Ora, Nossa Senhora agiria contra o interesse da salvação das almas, se a toda alma Ela tirasse as doenças. E certas almas, para certos efeitos, de algum modo convém tirar o sofrimento. Mas normalmente não convém. De maneira que essas pessoas vão a Lourdes e voltam sem ter sido curadas. Prova de quanto Nossa Senhora, tão misericordiosa, acha, entretanto, indispensável o sofrimento para a salvação das almas.
* O maior milagre de Lourdes é a resignação e a aceitação do sofrimento ── O Convento das Carmelitas de Lourdes que tem a missão de expiar pelos peregrinos
Mas há uma coisa muito bonita ali, que é a seguinte: em Lourdes se verifica que Nossa Senhora dá ao doente uma tal conformidade com a enfermidade, que eu nunca ouvi contar o caso de uma pessoa que tenha estado lá e não sendo curada se revoltasse. Pelo contrário, as pessoas voltam enormemente resignadas, satisfeitas de terem ido fazer sua visita a Lourdes, verem outras que foram curadas. E há até casos numerosos de pessoas que vêm de longe, da Índia, da América, vêm sei lá de onde para serem curadas, e que vendo ao lado outras que têm mais necessidade de serem curadas, pedem a Nossa Senhora isto: que eu não seja curado contanto que esse seja curado, e aquele seja curado…

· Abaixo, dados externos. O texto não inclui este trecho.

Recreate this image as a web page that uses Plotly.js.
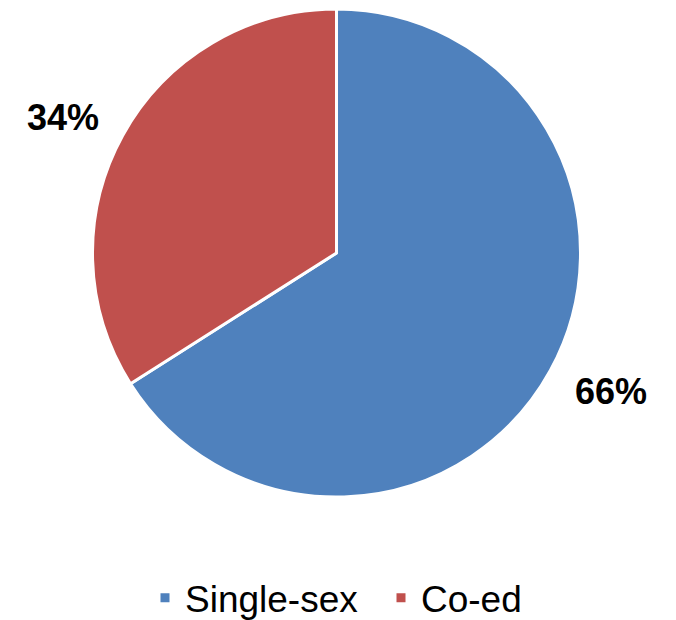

Quer dizer, uma pessoa que aceita a doença, aceita o sofrimento ── e a doença que leva alguém ainda a Lourdes não pode ser qualquer resfriado, quer dizer, é uma coisa puxada, uma dor forte ── aceita isto em benefício do outro. Verdadeiro milagre de amor ao próximo por amor de Deus, milagre moral arrancado ao egoísmo humano, e que é milagre mais estupendo do que uma cura física propriamente dita.
Mas há algo talvez mais bonito ainda em Lourdes: o Convento de Carmelitas que lá existe. São contemplativas recolhidas que têm o propósito de expiar e sofrer todas as doenças para obter graças para os corpos e para as almas das pessoas que vão a Lourdes pedir essas graças. De maneira que elas nunca pedem a sua própria cura e aceitam todas as doenças que queiram cair em cima delas em benefício das almas que vão à Gruta de Lourdes para pedir a sua própria cura. Então elas sofrem coisas horrorosas, levam às vezes uma vida inteira de sofrimentos, e às vezes morrem de uma morte prematura com o fito, o objetivo especial de fazer bem para as outras almas.
* A intenção de Nossa Senhora em Lourdes é especialmente a de produzir milagres de caráter espiritual que leva almas para o Céu
Quando os senhores abrem os olhos nesse mundo aqui em volta e prestam atenção como é a natureza humana decaída pelo pecado original, compreendem que esses atos de abnegação, que estão tão longe da natureza humana e causam ao egoísmo humano um tal horror, que este é um milagre maior do que todas as outras curas que se fazem em Lourdes. E mostra bem qual é a intenção de Nossa Senhora nas curas lá feitas: produzir esses milagres de caráter espiritual, de caráter moral que levam as almas para o Céu.
Porque o que seria Nossa Senhora, se Ela aparecesse em Lourdes para fazer bem para os corpos que perecem, e não para as almas que não perecem? E qual seria esse amor dEla aos homens, a não ser o principal objetivo de levar para o amor de Deus? Porque nada de melhor para os homens se pode desejar.
E depois, porque deve-se amar mais a Deus do que aos homens, então compreendemos bem o grande ensinamento de Lourdes. O maior ensinamento de Lourdes não é o ensinamento apologético, tão grande, tão importante. Mas é o da aceitação da dor, do sofrimento, da derrota, do fracasso se preciso for.
Os senhores dirão: “Mas é muito difícil aceitar isto. É muito difícil carregar a dor por esta forma”.
A resposta temos na Agonia de Nosso Senhor Jesus Cristo no Horto das Oliveiras. Quando posto diante de todo o sofrimento que estava diante dEle, disse: “Se for possível afaste-se de Mim este cálice. Mas seja feita a vossa vontade e a não a minha”.
É a posição que devemos ter diante de nossos sofrimentos particulares. Se for possível, afaste-se de mim este cálice. Mas seja feita a vossa vontade e não a minha.
Veio um Anjo consolar a Nosso Senhor. A graça nos consolará também nos sofrimentos que Nossa Senhora nos mande.
Coragem, portanto, resolução, energia, compreensão do significado do sofrimento, e alegria por nós sofrermos. Porque se sofre, é dos predestinados; são os réprobos os que não sofrem.